_Task directions_: Word for word, restate the lines from the start of the data below through the line containing "const mwModulusTrendY = [876, 716, 603, 515, 444, 383, 330];".

_Data supplied_:
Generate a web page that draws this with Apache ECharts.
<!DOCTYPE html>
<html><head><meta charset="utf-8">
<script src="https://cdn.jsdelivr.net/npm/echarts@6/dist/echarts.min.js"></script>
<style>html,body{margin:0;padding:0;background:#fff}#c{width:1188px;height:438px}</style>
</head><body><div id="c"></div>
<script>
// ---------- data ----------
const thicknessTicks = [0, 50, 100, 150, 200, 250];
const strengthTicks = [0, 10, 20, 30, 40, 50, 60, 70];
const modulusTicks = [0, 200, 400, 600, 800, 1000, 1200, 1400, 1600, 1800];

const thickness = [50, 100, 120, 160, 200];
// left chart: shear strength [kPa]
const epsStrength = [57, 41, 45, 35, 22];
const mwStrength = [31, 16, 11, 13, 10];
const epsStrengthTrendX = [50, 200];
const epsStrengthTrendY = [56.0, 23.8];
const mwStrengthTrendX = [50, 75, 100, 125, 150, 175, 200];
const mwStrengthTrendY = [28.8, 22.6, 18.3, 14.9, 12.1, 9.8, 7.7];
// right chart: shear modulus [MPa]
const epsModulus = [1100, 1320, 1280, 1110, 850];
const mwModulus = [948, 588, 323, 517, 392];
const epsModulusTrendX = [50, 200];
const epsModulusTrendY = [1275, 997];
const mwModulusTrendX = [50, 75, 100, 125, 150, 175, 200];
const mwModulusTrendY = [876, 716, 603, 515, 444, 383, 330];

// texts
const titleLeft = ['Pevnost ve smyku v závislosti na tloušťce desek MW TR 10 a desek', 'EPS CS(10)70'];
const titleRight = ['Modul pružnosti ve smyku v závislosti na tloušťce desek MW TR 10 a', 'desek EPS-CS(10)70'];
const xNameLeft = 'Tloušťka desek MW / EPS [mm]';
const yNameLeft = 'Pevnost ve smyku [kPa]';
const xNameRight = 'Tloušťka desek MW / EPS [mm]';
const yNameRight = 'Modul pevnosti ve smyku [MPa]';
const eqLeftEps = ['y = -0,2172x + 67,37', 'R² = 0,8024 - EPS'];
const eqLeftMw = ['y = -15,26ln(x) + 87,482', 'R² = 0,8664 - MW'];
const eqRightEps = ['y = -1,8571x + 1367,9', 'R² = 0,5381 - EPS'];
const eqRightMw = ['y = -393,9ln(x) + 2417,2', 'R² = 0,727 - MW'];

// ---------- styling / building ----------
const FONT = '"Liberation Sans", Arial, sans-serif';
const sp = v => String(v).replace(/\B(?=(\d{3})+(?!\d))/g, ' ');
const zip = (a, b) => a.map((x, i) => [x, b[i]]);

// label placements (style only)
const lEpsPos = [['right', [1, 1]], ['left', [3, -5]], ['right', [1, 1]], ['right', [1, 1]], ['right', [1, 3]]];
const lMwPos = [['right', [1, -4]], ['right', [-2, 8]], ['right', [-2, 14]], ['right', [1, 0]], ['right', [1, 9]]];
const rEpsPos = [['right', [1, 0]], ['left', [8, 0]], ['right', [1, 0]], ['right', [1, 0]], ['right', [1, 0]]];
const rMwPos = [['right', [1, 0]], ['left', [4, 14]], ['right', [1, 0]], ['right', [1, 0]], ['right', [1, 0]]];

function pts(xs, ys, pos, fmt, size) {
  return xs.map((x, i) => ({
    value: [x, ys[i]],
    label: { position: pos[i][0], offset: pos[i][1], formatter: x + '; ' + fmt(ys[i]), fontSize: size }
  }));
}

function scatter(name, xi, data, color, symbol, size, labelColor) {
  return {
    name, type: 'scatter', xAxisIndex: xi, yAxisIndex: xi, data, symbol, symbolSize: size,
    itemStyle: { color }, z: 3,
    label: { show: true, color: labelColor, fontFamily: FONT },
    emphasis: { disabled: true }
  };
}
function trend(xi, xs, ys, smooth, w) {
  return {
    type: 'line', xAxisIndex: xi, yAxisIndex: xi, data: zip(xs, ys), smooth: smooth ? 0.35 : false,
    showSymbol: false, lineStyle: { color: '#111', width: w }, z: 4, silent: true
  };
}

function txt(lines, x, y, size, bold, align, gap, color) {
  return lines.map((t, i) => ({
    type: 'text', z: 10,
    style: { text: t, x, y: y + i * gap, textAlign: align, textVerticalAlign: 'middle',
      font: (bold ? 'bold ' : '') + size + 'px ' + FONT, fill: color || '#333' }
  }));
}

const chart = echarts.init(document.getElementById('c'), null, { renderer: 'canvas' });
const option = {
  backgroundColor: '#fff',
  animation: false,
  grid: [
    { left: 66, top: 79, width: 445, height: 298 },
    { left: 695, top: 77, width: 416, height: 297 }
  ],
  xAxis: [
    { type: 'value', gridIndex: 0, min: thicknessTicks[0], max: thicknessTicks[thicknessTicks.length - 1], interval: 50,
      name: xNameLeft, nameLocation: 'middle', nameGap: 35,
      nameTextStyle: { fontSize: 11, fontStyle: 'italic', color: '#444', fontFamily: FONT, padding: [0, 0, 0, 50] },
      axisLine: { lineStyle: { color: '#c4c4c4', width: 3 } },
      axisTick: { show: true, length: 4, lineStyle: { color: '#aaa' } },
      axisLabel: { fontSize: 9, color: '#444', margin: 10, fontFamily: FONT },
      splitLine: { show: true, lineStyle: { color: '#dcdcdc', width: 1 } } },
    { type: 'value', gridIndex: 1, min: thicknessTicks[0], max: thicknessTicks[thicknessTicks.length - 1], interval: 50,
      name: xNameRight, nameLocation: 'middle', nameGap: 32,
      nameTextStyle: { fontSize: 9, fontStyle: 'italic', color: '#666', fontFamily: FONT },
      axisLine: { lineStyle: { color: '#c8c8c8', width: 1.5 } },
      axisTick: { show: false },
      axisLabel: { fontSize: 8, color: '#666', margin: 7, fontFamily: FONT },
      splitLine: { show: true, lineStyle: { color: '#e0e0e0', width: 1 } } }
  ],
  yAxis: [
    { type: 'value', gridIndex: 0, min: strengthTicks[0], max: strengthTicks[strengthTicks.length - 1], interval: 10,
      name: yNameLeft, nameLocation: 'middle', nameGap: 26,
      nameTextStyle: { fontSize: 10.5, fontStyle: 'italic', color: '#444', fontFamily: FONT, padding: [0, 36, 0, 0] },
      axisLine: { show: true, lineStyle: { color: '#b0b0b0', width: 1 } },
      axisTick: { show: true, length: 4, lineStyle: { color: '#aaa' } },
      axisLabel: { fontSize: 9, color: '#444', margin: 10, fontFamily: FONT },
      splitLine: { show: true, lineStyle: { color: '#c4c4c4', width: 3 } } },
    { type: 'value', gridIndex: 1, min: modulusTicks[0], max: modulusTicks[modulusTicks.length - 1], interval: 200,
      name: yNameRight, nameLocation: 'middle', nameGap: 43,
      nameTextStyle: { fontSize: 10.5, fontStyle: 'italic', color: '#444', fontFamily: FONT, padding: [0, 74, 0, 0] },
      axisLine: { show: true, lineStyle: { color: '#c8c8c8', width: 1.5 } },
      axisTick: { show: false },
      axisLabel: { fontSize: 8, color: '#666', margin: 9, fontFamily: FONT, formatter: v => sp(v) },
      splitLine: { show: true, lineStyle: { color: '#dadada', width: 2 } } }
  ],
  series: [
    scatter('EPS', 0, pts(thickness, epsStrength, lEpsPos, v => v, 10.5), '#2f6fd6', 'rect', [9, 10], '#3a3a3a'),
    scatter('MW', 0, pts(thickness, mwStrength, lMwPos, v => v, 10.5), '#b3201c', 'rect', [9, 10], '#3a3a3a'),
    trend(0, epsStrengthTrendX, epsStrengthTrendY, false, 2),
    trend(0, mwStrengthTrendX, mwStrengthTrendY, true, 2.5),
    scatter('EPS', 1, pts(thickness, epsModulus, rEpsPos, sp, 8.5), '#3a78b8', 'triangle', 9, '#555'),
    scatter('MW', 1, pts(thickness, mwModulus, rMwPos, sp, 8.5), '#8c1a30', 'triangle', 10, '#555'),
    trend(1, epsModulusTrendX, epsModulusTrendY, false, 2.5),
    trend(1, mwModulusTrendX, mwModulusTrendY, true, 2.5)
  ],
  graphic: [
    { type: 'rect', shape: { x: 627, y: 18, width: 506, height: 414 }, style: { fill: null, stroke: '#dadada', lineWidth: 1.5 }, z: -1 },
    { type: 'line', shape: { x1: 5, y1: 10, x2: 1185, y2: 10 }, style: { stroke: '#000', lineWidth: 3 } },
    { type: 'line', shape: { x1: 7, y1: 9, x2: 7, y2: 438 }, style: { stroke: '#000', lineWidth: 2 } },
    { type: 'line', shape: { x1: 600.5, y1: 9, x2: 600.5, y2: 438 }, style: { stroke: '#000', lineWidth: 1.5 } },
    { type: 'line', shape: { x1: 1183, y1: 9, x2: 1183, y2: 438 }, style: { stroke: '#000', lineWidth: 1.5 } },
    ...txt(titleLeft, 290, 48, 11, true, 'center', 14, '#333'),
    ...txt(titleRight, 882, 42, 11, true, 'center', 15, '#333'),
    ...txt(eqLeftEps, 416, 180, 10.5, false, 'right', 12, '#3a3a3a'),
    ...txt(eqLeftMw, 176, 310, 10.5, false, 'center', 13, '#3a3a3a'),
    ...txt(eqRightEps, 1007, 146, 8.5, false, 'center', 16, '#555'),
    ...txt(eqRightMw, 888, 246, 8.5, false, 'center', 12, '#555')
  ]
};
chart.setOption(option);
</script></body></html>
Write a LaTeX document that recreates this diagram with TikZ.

_Response to this task_:
Generate a web page that draws this with Apache ECharts.
<!DOCTYPE html>
<html><head><meta charset="utf-8">
<script src="https://cdn.jsdelivr.net/npm/echarts@6/dist/echarts.min.js"></script>
<style>html,body{margin:0;padding:0;background:#fff}#c{width:1188px;height:438px}</style>
</head><body><div id="c"></div>
<script>
// ---------- data ----------
const thicknessTicks = [0, 50, 100, 150, 200, 250];
const strengthTicks = [0, 10, 20, 30, 40, 50, 60, 70];
const modulusTicks = [0, 200, 400, 600, 800, 1000, 1200, 1400, 1600, 1800];

const thickness = [50, 100, 120, 160, 200];
// left chart: shear strength [kPa]
const epsStrength = [57, 41, 45, 35, 22];
const mwStrength = [31, 16, 11, 13, 10];
const epsStrengthTrendX = [50, 200];
const epsStrengthTrendY = [56.0, 23.8];
const mwStrengthTrendX = [50, 75, 100, 125, 150, 175, 200];
const mwStrengthTrendY = [28.8, 22.6, 18.3, 14.9, 12.1, 9.8, 7.7];
// right chart: shear modulus [MPa]
const epsModulus = [1100, 1320, 1280, 1110, 850];
const mwModulus = [948, 588, 323, 517, 392];
const epsModulusTrendX = [50, 200];
const epsModulusTrendY = [1275, 997];
const mwModulusTrendX = [50, 75, 100, 125, 150, 175, 200];
const mwModulusTrendY = [876, 716, 603, 515, 444, 383, 330];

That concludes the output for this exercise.